Pre-Week 1: Living Water International: Building a Clean Water Well in El Salvador
There are so many stories to unpack from my week-long trip to El Salvador where we built a clean water well for the village of Llanos de Achichilco, in the San Vicente area of El Salvador: the lack of basic amenities like toilets and electricity; the children who only attend school until 6th grade; the record number of men in their 30’s and 40’s dying of kidney failure from exposure to pesticides as they chop through sugar cane fields with their machetes; the amazing in-country staff of Living Water International who donate their lives to helping their country.
But I’m starting with a shout-out to the mommas of the village…
These are the women who walk a half a mile through the woods to fetch water from a dirty stream. They carry it back for cooking and drinking in huge jugs on their heads – up to 50 pounds. These are the women who walk that half mile with 40 pound buckets of dirty clothing on their heads so they can beat it clean with soap on rocks in the dirty stream. They spend long hours each day farming and cooking and then walk that half mile to clean their dishes and take baths. These are the women who lose children to extensive drug and gang violence. Some of them have husbands who illegally migrated to the United States years ago to find work and send money back, or, after living in the US for a while, have started new families and forgotten about their wives and families in El Salvador.
These same women, living a life too difficult for us to comprehend, are also full of love and joy and happiness. They are funny. They are strong. They are determined, full of life. They are beautiful. They opened their hearts and homes to us with warm smiles and hugs. They made fabulous lunches for us each day and bonded with us instantly.
The sense of community and care in Achilchilco is palpable. Daily life for the villagers means lack of good roads, electricity and stable food sources. There was no clean water in the village when we arrived, no bathrooms except outhouses and a lack of access to medical care and medicine (it takes over 2 hours for an ambulance to arrive on site if needed). Yet there was such a strong sense of community and love. The children are happy and all play together, with the older children watching over the younger ones. There is no “helicopter parenting” – there’s no time with all the chores of daily life. Everyone helps each other out, watches out for each other and their families, works together on community projects. And they all, especially the women, welcomed our group with open arms. It was humbling and amazing!
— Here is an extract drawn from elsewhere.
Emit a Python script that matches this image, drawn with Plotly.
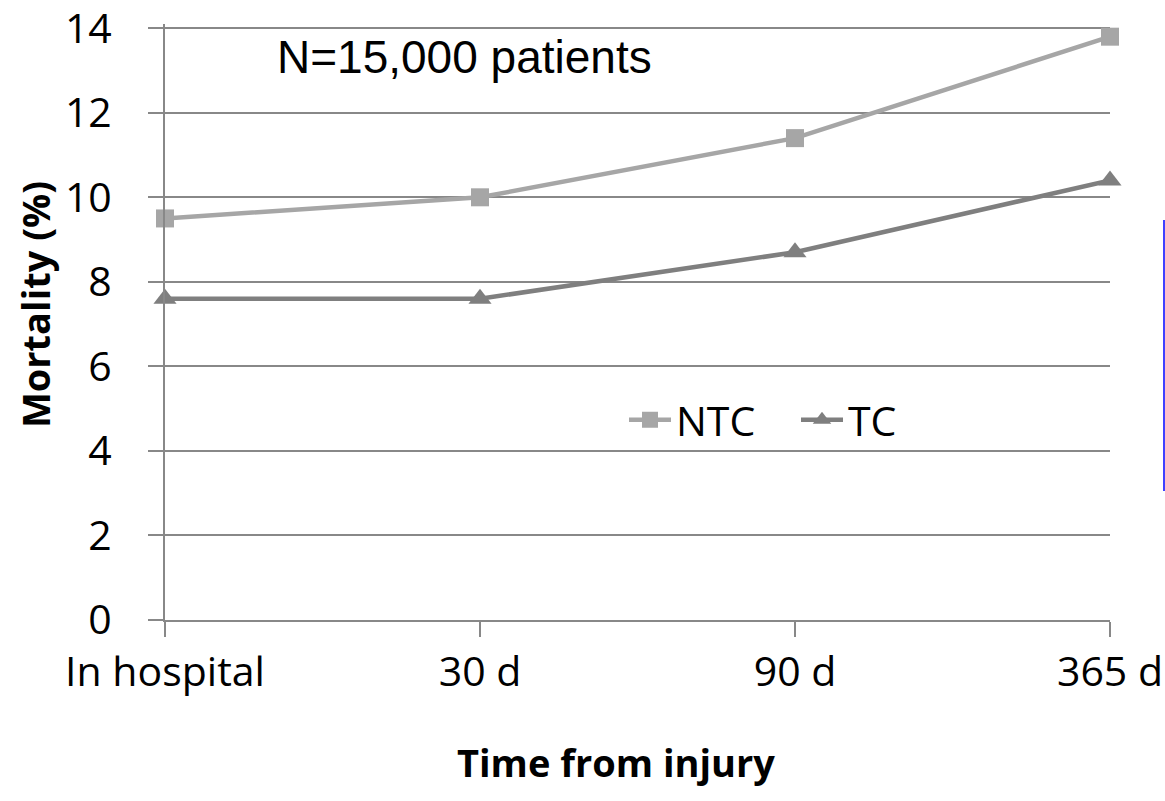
import plotly.graph_objects as go

# Time points after injury and mortality (%) per group
time_points = ["In hospital", "30 d", "90 d", "365 d"]
ntc_mortality = [9.5, 10.0, 11.4, 13.8]
tc_mortality = [7.6, 7.6, 8.7, 10.4]
y_ticks = [0, 2, 4, 6, 8, 10, 12, 14]

x_pos = list(range(len(time_points)))

GRID = "#888888"
FONT = "Open Sans"

W, H = 1165, 801
ML, MR, MT, MB = 165, 55, 24, 181
plot_w = W - ML - MR
plot_h = H - MT - MB
Y_MAX = 14.1


def px_x(px):
    return (px - ML) / plot_w


def px_y(py):
    return (H - MB - py) / plot_h


fig = go.Figure()
fig.add_trace(go.Scatter(
    x=x_pos, y=ntc_mortality, name="NTC", mode="lines+markers",
    line=dict(color="#A6A6A6", width=4.5),
    marker=dict(symbol="square", size=18, color="#A6A6A6"),
    cliponaxis=False,
))
fig.add_trace(go.Scatter(
    x=x_pos, y=tc_mortality, name="TC", mode="lines+markers",
    line=dict(color="#7F7F7F", width=4.5),
    marker=dict(symbol="triangle-up", size=20, color="#7F7F7F"),
    cliponaxis=False,
))

fig.update_layout(
    width=W, height=H,
    margin=dict(l=ML, r=MR, t=MT, b=MB, autoexpand=False),
    paper_bgcolor="white", plot_bgcolor="white",
    font=dict(family=FONT, size=41, color="black"),
    showlegend=True,
    legend=dict(
        orientation="h", x=px_x(624), y=px_y(420), xanchor="left", yanchor="middle",
        bgcolor="rgba(0,0,0,0)", font=dict(size=41),
        itemwidth=42, entrywidth=115, entrywidthmode="pixels", tracegroupgap=0,
    ),
    xaxis=dict(
        range=[0, 3], tickmode="array", tickvals=x_pos, ticktext=time_points,
        showgrid=False, zeroline=False, automargin=False,
        showline=True, linecolor=GRID, linewidth=2,
        ticks="outside", ticklen=15, tickwidth=2, tickcolor=GRID,
        tickfont=dict(family=FONT, size=41), ticklabeloverflow="allow",
    ),
    yaxis=dict(
        range=[0, Y_MAX], tickmode="array", tickvals=y_ticks,
        showgrid=True, gridcolor=GRID, gridwidth=2, zeroline=False, automargin=False,
        showline=True, linecolor=GRID, linewidth=2,
        ticks="outside", ticklen=15, tickwidth=2, tickcolor=GRID,
        ticklabelstandoff=28, ticklabeloverflow="allow",
        tickfont=dict(family=FONT, size=41),
    ),
    annotations=[
        dict(text="N=15,000 patients", x=px_x(275), y=px_y(57), xref="paper", yref="paper",
             showarrow=False, font=dict(family="Liberation Sans", size=46),
             xanchor="left", yanchor="middle"),
        dict(text="<b>Time from injury</b>", x=px_x(616), y=px_y(762), xref="paper", yref="paper",
             showarrow=False, font=dict(family=FONT, size=38),
             xanchor="center", yanchor="middle"),
        dict(text="<b>Mortality (%)</b>", x=px_x(35), y=px_y(305), xref="paper", yref="paper",
             showarrow=False, textangle=-90, font=dict(family=FONT, size=38),
             xanchor="center", yanchor="middle"),
    ],
)

# Thin blue vertical rule at the right edge
fig.add_shape(type="line", xref="paper", yref="paper",
              x0=px_x(1164), x1=px_x(1164),
              y0=px_y(491), y1=px_y(220),
              line=dict(color="#0000FF", width=1.5))

fig.write_html("out.html")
At the end of our week, after two failed attempts to dig a clean water well for the village, we finally struck success on the third try. A viable clean water source. We left the village with a single, new, hand-pump well. The only clean water source for over 100 people. Just think of how many sources of clean water you have in your home – bathrooms, kitchen, outdoor hoses. All for you. At a touch of your finger you have fresh, clean, cold water always available. While back in Achichilco the people must walk to a single centralized hand pump as the only source of clean water for over 100 people. It’s better than the dirty stream they used before. They don’t have to worry about contamination from the run off from the animals, from sewage, and from the pesticides that contaminated the land around the water source. But it’s only one hand pump to share among everyone.
The truth is there are 2.5 billion people globally who lack access to even the very basic necessities of sanitation, cleanliness and safe water — that’s twice the population of the U.S. Around 700,000 children die every year from diarrhea caused by unsafe water and poor sanitation – that’s almost 2,000 children a day. (WaterAid 2012/WHO 2008/The Lancet 2012) That reality is shocking.
I will share additional stories about my trip to El Salvador, as it was truly a life-changing experience and there were so many special moments. But for now I am thinking about the women of Achichilco. The challenges they face in everyday life. And I am thankful for the things we take for granted, like clean water.